+ PEDRO AUGUSTO
Desde o início da nossa relação, a Cláudia deixou claro que queria muito ter um filho. E, quando chegou a hora de levar o assunto mais a sério, começamos a planejar: ter uma casa mais adequada, com espaço para a criança brincar, fazer uma poupança, registrar o pacto de união estável (na época ainda não era legalmente reconhecido como núcleo familiar, mas mesmo assim fizemos questão de fazer).
Quando decidimos entrar com o processo de habilitação para adoção, foi muito difícil, simplesmente não andava; demorou um ano para conseguirmos dar entrada, mesmo com ajuda de uma advogada.

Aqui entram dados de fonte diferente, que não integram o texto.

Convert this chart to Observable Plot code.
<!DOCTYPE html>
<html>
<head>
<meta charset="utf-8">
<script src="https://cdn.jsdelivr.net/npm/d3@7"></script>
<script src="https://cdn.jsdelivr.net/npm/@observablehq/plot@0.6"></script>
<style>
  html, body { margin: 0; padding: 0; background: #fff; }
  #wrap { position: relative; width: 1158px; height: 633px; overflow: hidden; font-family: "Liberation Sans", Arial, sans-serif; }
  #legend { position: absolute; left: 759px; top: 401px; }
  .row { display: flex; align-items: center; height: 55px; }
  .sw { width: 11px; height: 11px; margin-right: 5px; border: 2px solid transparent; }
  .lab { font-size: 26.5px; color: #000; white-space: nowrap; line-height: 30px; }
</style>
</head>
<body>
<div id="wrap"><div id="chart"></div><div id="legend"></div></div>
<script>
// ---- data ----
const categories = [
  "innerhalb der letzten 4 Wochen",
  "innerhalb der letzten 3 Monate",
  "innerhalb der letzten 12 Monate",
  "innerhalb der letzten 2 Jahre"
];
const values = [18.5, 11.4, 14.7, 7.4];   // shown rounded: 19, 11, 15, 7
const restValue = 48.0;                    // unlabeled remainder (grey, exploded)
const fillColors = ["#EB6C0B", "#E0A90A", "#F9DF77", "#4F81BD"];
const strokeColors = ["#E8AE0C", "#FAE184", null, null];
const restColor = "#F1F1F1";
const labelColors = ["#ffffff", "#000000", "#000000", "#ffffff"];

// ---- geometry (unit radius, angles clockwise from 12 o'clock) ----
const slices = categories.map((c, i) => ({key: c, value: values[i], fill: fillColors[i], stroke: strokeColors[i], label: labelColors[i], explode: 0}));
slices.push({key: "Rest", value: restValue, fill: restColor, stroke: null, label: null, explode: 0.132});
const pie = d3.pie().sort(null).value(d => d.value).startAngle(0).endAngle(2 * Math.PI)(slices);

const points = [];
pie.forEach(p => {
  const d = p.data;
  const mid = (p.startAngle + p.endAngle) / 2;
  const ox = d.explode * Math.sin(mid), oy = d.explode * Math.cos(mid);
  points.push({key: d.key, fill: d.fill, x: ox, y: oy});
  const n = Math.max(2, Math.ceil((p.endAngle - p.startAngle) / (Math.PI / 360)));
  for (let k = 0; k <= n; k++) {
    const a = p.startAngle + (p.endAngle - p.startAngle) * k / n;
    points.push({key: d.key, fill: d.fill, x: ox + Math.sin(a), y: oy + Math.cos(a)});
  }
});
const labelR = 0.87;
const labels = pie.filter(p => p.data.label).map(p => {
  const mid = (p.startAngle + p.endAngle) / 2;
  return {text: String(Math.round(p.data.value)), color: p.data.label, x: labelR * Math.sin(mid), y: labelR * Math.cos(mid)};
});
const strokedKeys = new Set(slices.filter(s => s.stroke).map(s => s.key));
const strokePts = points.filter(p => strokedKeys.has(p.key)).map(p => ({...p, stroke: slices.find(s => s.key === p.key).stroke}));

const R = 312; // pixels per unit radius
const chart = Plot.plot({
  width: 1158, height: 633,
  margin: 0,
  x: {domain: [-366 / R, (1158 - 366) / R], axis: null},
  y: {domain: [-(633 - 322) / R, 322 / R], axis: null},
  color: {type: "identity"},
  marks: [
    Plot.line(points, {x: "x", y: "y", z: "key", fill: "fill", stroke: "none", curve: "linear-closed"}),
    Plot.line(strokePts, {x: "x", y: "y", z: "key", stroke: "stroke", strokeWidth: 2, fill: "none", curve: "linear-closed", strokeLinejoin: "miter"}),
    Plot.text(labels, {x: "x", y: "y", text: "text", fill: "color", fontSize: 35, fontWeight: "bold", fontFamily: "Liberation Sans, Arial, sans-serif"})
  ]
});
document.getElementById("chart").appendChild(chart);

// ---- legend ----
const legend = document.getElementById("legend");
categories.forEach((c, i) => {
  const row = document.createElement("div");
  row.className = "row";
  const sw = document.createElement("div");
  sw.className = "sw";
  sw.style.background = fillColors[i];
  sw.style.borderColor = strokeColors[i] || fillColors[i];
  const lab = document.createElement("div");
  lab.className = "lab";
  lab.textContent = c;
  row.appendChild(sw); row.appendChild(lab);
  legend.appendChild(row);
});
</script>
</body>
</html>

Quando finalmente começou a andar, foi muito burocrático. Tínhamos que apresentar documentos sem fim, de comprovantes de emprego e união duradoura a atestados de saúde física e mental. Mas, como já tínhamos tudo planejado, conseguimos levantar a papelada sem dificuldades. Para os padrões brasileiros, até que o processo se desenrolou rápido: ao final de dois anos e meio, o Pedro Augusto chegou.
Nós o encontramos com 20 dias de vida, dormindo no berçário da vara de infância. Ele tinha um sinal bem no meio da testa (hoje já desapareceu), brincamos que ele veio com o sinal para que pudéssemos encontrá-lo. E essa acabou virando a sua história de origem; quando ele nos perguntou pela primeira vez de que barriga ele nasceu, contamos que, como não podíamos ter filhos da nossa própria barriga, ele achou uma forma de vir e nos avisar: arranjou uma barriga emprestada e veio com um sinal para que pudéssemos reconhecê-lo. Ele veio logo para casa, mas ainda precisamos de mais dois anos para concluir o processo de adoção e para conseguir a certidão de nascimento com nossos nomes. Só então relaxamos, porque a situação da guarda provisória é muito angustiante. Imagina essa criança que você já ama, para quem você e sua família são a única referência, mas ainda há o risco de alguém chegar e tirá-la de você… Só quando saiu a guarda definitiva foi que ficamos em paz.
Nunca tivemos dificuldade de assumir nossa relação publicamente. Em primeiro lugar porque nos conhecemos numa idade mais madura, em que se esconder já não fazia mais sentido. Depois porque, quando você tem filho, isso se torna ainda mais necessário. Você tem que ter segurança e tem que passar essa segurança para ele. Talvez algum dia ele também venha a sofrer algum preconceito. Como você vai poder ensinar valores para o seu filho se você vive uma vida falsa? Então, isso era uma condição sine qua non para nós.
No ambiente profissional, acho que tivemos sorte de trabalhar em multinacionais, que estão muito à frente das empresas brasileiras em relação a proteção e benefícios no campo da diversidade. A empresa da Cláudia foi pioneira na implantação desse tipo de programa no Brasil. Quando o Pedro Augusto chegou, já no dia seguinte conseguimos a licença maternidade e ele foi cadastrado para ter os benefícios antes mesmo de sair a guarda definitiva.
Cláudia Nunes (analista de sistemas) e Virgínia Almeida (psicóloga), juntas desde 2003.